To Sumitomo’s Kawanabe, establishing and measuring impact metrics will be key to expanding Japan’s impact investing market beyond private equity. But this, he added, is also one of the biggest challenges for the market as impact indicators currently vary for each company.
‘It is important to create a system to accurately understand impact. From the perspective of investor protection, it is desirable to create a generic index rather than having individual asset managers hand-pick indicators based on their individual perspectives,’ he said.
Similarly, Hoang emphasised the need for a domestic taxonomy for impact investing which can be harmonised with similar regulations in other jurisdictions.
Establishing a standardised system, Kawanabe said, would require a larger initiative uniting business and finance with an impartial third-party evaluating body that could measure impact, as well as collaboration with stock exchanges and the Financial Services Agency to create a disclosure system.

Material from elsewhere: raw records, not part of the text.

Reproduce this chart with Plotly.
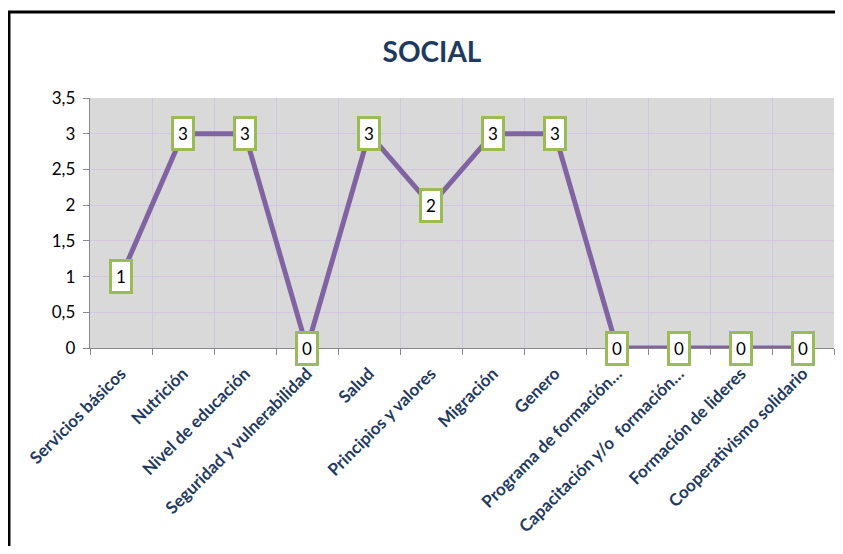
import plotly.graph_objects as go

categories = [
    "Servicios básicos", "Nutrición", "Nivel de educación",
    "Seguridad y vulnerabilidad", "Salud", "Principios y valores",
    "Migración", "Genero", "Programa de formación…",
    "Capacitación y/o  formación…", "Formación de lideres",
    "Cooperativismo solidario",
]
values = [1, 3, 3, 0, 3, 2, 3, 3, 0, 0, 0, 0]

fig = go.Figure()
fig.add_trace(go.Scatter(
    x=categories, y=values, mode="lines",
    line=dict(color="#8064a2", width=5),
    hoverinfo="x+y", showlegend=False,
))

# data labels: white boxes with green border
for c, v in zip(categories, values):
    fig.add_annotation(
        x=c, y=v, xref="x", yref="y", text=str(v), showarrow=False,
        font=dict(family="Lato", size=17, color="#000000"),
        bgcolor="white", bordercolor="#9bbb59", borderwidth=3, borderpad=4,
    )

# outer chart border
fig.add_shape(
    type="rect", xref="paper", yref="paper",
    x0=-0.1089, x1=1.05, y0=-0.9, y1=1.344,
    line=dict(color="black", width=3), layer="above",
)

# page body adds an 8px offset, so the figure is a little smaller
fig.update_layout(
    width=827, height=538,
    margin=dict(l=82, r=1, t=90, b=198),
    paper_bgcolor="white", plot_bgcolor="#d9d9d9",
    separators=",.",
    title=dict(
        text="SOCIAL", x=0.5127, xanchor="center", y=0.918, yanchor="middle",
        font=dict(family="Lato", size=28, color="#1f3a5f", weight="bold"),
    ),
    xaxis=dict(
        range=[-0.5, 11.5], automargin=False,
        tickangle=-45, tickson="boundaries", ticks="outside", ticklen=6,
        ticklabelstandoff=8,
        tickcolor="#888888", showline=True, linecolor="#888888", linewidth=1,
        showgrid=True, gridcolor="#d3c6e3", gridwidth=1,
        tickfont=dict(family="Lato", size=17, color="#1f3a5f", weight="bold"),
        fixedrange=True,
    ),
    yaxis=dict(
        range=[0, 3.5], dtick=0.5, ticks="outside", ticklen=6, automargin=False,
        tickcolor="#888888", showline=True, linecolor="#888888", linewidth=1,
        showgrid=True, gridcolor="#d3c6e3", gridwidth=1, zeroline=False,
        tickfont=dict(family="Lato", size=17, color="#000000"),
        ticksuffix=" ",
    ),
)

fig.write_html("out.html")
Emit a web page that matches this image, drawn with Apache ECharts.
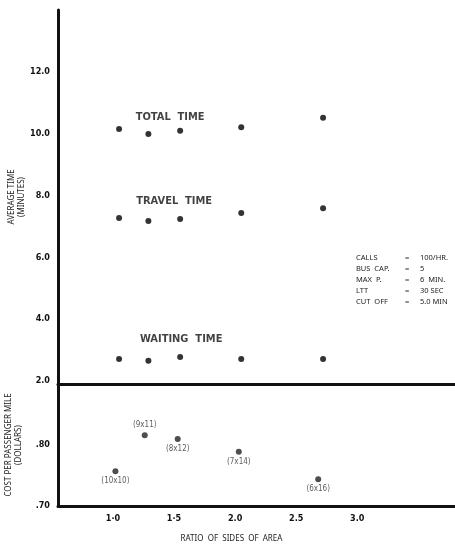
<!DOCTYPE html>
<html>
<head>
<meta charset="utf-8">
<script src="https://cdn.jsdelivr.net/npm/echarts@6/dist/echarts.min.js"></script>
<style>
  html, body { margin: 0; padding: 0; background: #fff; }
</style>
</head>
<body>
<div id="chart" style="width: 455px; height: 548px"></div>
<script>
// ratio of sides (x) for the time curves
var ratioTime = [1.05, 1.29, 1.55, 2.05, 2.72];
var totalTime = [10.15, 9.99, 10.09, 10.21, 10.51];
var travelTime = [7.27, 7.17, 7.24, 7.43, 7.59];
var waitingTime = [2.71, 2.65, 2.77, 2.71, 2.71];

// cost per passenger mile (lower panel)
var ratioCost = [1.02, 1.26, 1.53, 2.03, 2.68];
var costValues = [0.757, 0.816, 0.81, 0.789, 0.744];
var costLabels = ['(10x10)', '(9x11)', '(8x12)', '(7x14)', '(6x16)'];

var xTickValues = [1, 1.5, 2, 2.5, 3];
var xTickLabels = ['1·0', '1·5', '2.0', '2.5', '3.0'];
var timeTicks = [2, 4, 6, 8, 10, 12];
var costTicks = [0.7, 0.8];

var noteKeys = ['CALLS', 'BUS  CAP.', 'MAX  P.', 'LTT', 'CUT  OFF'];
var noteValues = ['100/HR.', '5', '6  MIN.', '30 SEC', '5.0 MIN'];

var chart = echarts.init(document.getElementById('chart'));

var tickFont = { color: '#111', fontSize: 9, fontWeight: 'bold', fontFamily: 'DejaVu Sans Condensed' };
var axisLineStyle = { color: '#111', width: 3 };

function pts(xs, ys) {
  return xs.map(function (x, i) { return [x, ys[i]]; });
}

// series title sits on the third point
function titled(xs, ys, title, offset) {
  var d = pts(xs, ys);
  d[2] = {
    value: d[2],
    label: {
      show: true, formatter: title, position: 'top', offset: offset,
      fontSize: 11, fontWeight: 'bold', fontFamily: 'DejaVu Sans Condensed', color: '#111'
    }
  };
  return d;
}

var costPos = ['bottom', 'top', 'bottom', 'bottom', 'bottom'];
var costData = pts(ratioCost, costValues).map(function (p, i) {
  return {
    value: p,
    label: {
      show: true, formatter: costLabels[i], position: costPos[i], distance: 3,
      fontSize: 8, fontFamily: 'DejaVu Sans Condensed', color: '#333'
    }
  };
});

var option = {
  animation: false,
  grid: [
    { left: 58, right: 0, top: 10, height: 374, outerBoundsMode: 'none' },
    { left: 58, right: 0, top: 384, height: 122, outerBoundsMode: 'none' }
  ],
  xAxis: [
    {
      gridIndex: 0, type: 'value', min: 0.55, max: 3.8,
      axisLine: { show: true, lineStyle: axisLineStyle },
      axisTick: { show: false }, axisLabel: { show: false }, splitLine: { show: false }
    },
    {
      gridIndex: 1, type: 'value', min: 0.55, max: 3.8,
      axisLine: { show: true, lineStyle: axisLineStyle },
      axisTick: { show: false }, splitLine: { show: false },
      axisLabel: Object.assign({
        customValues: xTickValues, margin: 8,
        formatter: function (v) { return xTickLabels[xTickValues.indexOf(v)]; }
      }, tickFont),
      name: 'RATIO  OF  SIDES  OF  AREA', nameLocation: 'middle', nameGap: 29, nameMoveOverlap: false,
      nameTextStyle: { fontSize: 8, color: '#222', fontFamily: 'Noto Sans', padding: [0, 50, 0, 0] }
    }
  ],
  yAxis: [
    {
      gridIndex: 0, type: 'value', min: 1.9, max: 14,
      axisLine: { show: true, lineStyle: axisLineStyle },
      axisTick: { show: false }, splitLine: { show: false },
      axisLabel: Object.assign({
        customValues: timeTicks, margin: 8,
        formatter: function (v) { return v.toFixed(1); }
      }, tickFont),
      name: 'AVERAGE TIME\n(MINUTES)', nameLocation: 'middle', nameRotate: 90, nameGap: 31, nameMoveOverlap: false,
      nameTextStyle: { fontSize: 8, color: '#222', fontFamily: 'Noto Sans', lineHeight: 10 }
    },
    {
      gridIndex: 1, type: 'value', min: 0.7, max: 0.9,
      axisLine: { show: true, lineStyle: axisLineStyle },
      axisTick: { show: false }, splitLine: { show: false },
      axisLabel: Object.assign({
        customValues: costTicks, margin: 8,
        formatter: function (v) { return v.toFixed(2).replace(/^0/, ''); }
      }, tickFont),
      name: 'COST PER PASSENGER MILE\n(DOLLARS)', nameLocation: 'middle', nameRotate: 90, nameGap: 34, nameMoveOverlap: false,
      nameTextStyle: { fontSize: 8, color: '#222', fontFamily: 'Noto Sans', lineHeight: 10 }
    }
  ],
  series: [
    {
      name: 'TOTAL TIME', type: 'scatter', xAxisIndex: 0, yAxisIndex: 0,
      symbolSize: 6, itemStyle: { color: '#000' },
      data: titled(ratioTime, totalTime, 'TOTAL  TIME', [-10, 0])
    },
    {
      name: 'TRAVEL TIME', type: 'scatter', xAxisIndex: 0, yAxisIndex: 0,
      symbolSize: 6, itemStyle: { color: '#000' },
      data: titled(ratioTime, travelTime, 'TRAVEL  TIME', [-6, -4])
    },
    {
      name: 'WAITING TIME', type: 'scatter', xAxisIndex: 0, yAxisIndex: 0,
      symbolSize: 6, itemStyle: { color: '#000' },
      data: titled(ratioTime, waitingTime, 'WAITING  TIME', [1, -4])
    },
    {
      name: 'COST', type: 'scatter', xAxisIndex: 1, yAxisIndex: 1,
      symbolSize: 6, itemStyle: { color: '#222' },
      data: costData
    }
  ],
  graphic: [
    {
      type: 'text', left: 356, top: 252,
      style: { text: noteKeys.join('\n'), fontSize: 7.5, lineHeight: 11, fontFamily: 'Noto Sans', fill: '#222' }
    },
    {
      type: 'text', left: 405, top: 252,
      style: { text: noteKeys.map(function () { return '='; }).join('\n'), fontSize: 7.5, lineHeight: 11, fontFamily: 'Noto Sans', fill: '#222' }
    },
    {
      type: 'text', left: 420, top: 252,
      style: { text: noteValues.join('\n'), fontSize: 7.5, lineHeight: 11, fontFamily: 'Noto Sans', fill: '#222' }
    }
  ]
};

chart.setOption(option);
</script>
</body>
</html>
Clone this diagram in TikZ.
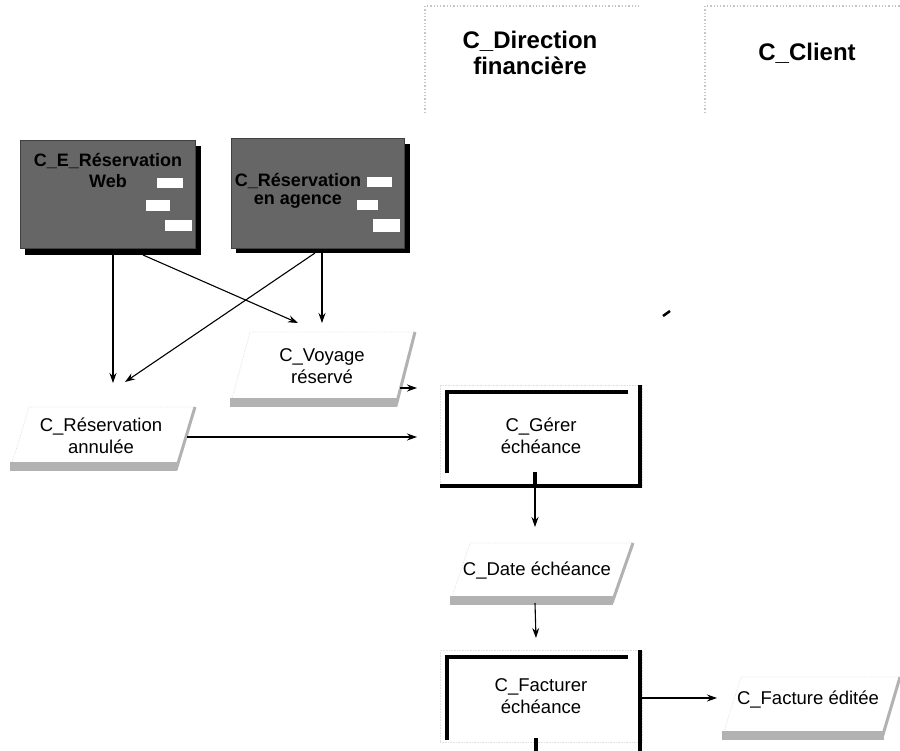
\documentclass[tikz,border=0pt]{standalone}
\usepackage{fontspec}
\setmainfont{Liberation Sans}
\usetikzlibrary{arrows.meta}
\begin{document}
\begin{tikzpicture}[x=1pt,y=-1pt,
  txt/.style={font=\fontsize{18.5}{22}\selectfont, align=center, inner sep=0pt},
  evtxt/.style={font=\bfseries\fontsize{18}{21}\selectfont, align=center, inner sep=0pt, text=black},
  head/.style={font=\bfseries\fontsize{24}{26}\selectfont, align=center, inner sep=0pt},
  lane/.style={draw=gray!45, dotted, line width=1.3pt},
  evbox/.style={rectangle, fill=black!60, draw=black!75, inner sep=0pt, minimum width=175pt, minimum height=108pt},
  evshadow/.style={fill=black},
  slot/.style={fill=white},
  procbox/.style={rectangle, draw=gray!25, densely dotted, line width=0.6pt, inner sep=0pt, minimum width=202pt, font=\fontsize{18.5}{22}\selectfont, align=center},
  frame/.style={line width=3.6pt, black},
  faint/.style={draw=gray!25, densely dotted, line width=0.7pt},
  docedge/.style={draw=gray!60, line width=3pt},
  docband/.style={fill=gray!60},
  arr/.style={line width=1.1pt, -{Stealth[length=10pt,width=7pt]}},
  ln/.style={line width=1.1pt}
]
\useasboundingbox (0,0) rectangle (900,751);

% swimlane headers
\draw[lane] (425,113) -- (425,6) -- (640,6);
\draw[lane] (705,113) -- (705,6) -- (900,6);
\node[head] (hd1) at (530,53) {C\_Direction\\financière};
\node[head] (hd2) at (807,53) {C\_Client};

% event boxes
\fill[evshadow] (25,146) rectangle (201,255);
\node[evbox] (e1) at (107.5,194) {};
\fill[slot] (157,178) rectangle (183,188);
\fill[slot] (146,200) rectangle (170,211);
\fill[slot] (165,220) rectangle (192,231);
\node[evtxt] (e1t) at (108,170) {C\_E\_Réservation\\Web};

\fill[evshadow] (236,144) rectangle (410,253);
\node[evbox, minimum width=173pt, minimum height=110pt] (e2) at (317.5,193) {};
\fill[slot] (367,177) rectangle (392,187);
\fill[slot] (357,200) rectangle (378,210);
\fill[slot] (373,219) rectangle (400,232);
\node[evtxt, font=\bfseries\fontsize{18}{18}\selectfont] (e2t) at (298,191) {C\_Réservation\\en agence};

% document: C_Voyage réservé
\draw[faint] (230,406) -- (250,332) -- (415,332);
\fill[docband] (230,398) rectangle (397,407);
\draw[docedge] (415,332) -- (396,406);
\node[txt] (vy) at (322,366) {C\_Voyage\\réservé};

% document: C_Réservation annulée
\draw[faint] (10,470) -- (29,407) -- (195,407);
\fill[docband] (10,462) rectangle (177,471);
\draw[docedge] (195,407) -- (176,470);
\node[txt] (ra) at (101,436) {C\_Réservation\\annulée};

% process: C_Gérer échéance
\node[procbox, minimum height=102pt] (ge) at (541,436) {C\_Gérer\\échéance};
\draw[frame] (447,473) -- (447,392) -- (628,392);
\draw[frame] (640,385) -- (640,486) -- (440,486);
\draw[frame] (535,472) -- (535,487);

% document: C_Date échéance
\draw[faint] (450,603) -- (470,543) -- (633,543);
\fill[docband] (450,596) rectangle (613,605);
\draw[docedge] (633,543) -- (612,603);
\node[txt] (dt) at (537,571) {C\_Date échéance};

% process: C_Facturer échéance
\node[procbox, minimum height=92pt] (fc) at (541,696) {C\_Facturer\\échéance};
\draw[frame] (447,740) -- (447,657) -- (628,657);
\draw[frame] (640,650) -- (640,751);
\draw[frame] (536,738) -- (536,751);

% document: C_Facture éditée
\draw[faint] (722,738) -- (741,677) -- (900,677);
\fill[docband] (722,731) rectangle (884,740);
\draw[docedge] (900,677) -- (882,738);
\node[txt] (fe) at (808,700) {C\_Facture éditée};

% stray mark
\draw[line width=2.5pt] (663,316) -- (670,311);

% connectors
\draw[arr] ([shift={(5.5,61)}]e1.center) -- ([shift={(12,-53)}]ra.center);
\draw[arr] ([shift={(35.5,61)}]e1.center) -- ([shift={(-24,-43)}]vy.center);
\draw[arr] ([shift={(-2.5,60)}]e2.center) -- ([shift={(24,-54)}]ra.center);
\draw[arr] ([shift={(4.5,60)}]e2.center) -- ([shift={(0,-43)}]vy.center);
\draw[arr] ([shift={(78,22)}]vy.center) -- ([shift={(-124,-48)}]ge.center);
\draw[arr] ([shift={(86,1)}]ra.center) -- ([shift={(-124,1)}]ge.center);
\draw[arr] ([shift={(-6,51)}]ge.center) -- ([shift={(-2,-44)}]dt.center);
\draw[arr] ([shift={(-2,32)}]dt.center) -- ([shift={(-5,-58)}]fc.center);
\draw[arr] ([shift={(99,2)}]fc.center) -- ([shift={(-91,-2)}]fe.center);
\end{tikzpicture}
\end{document}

Shimizu added, while methods for measuring environmental impact such as greenhouse gas emissions have already been established, evaluation methods for social impact are still scarce.
But too much focus on quantitative data, he warned, could also result in a situation where investors focus more on how easy the impact is to measure, rather than how impactful it could be.
‘For example, when evaluating the impact of a service on the wellbeing of customers, it is difficult to capture everything with quantitative data, because the way each beneficiary feels about the same service is different.
‘The importance of activities to tell the story of how the impact is created will increase,’ said Shimizu.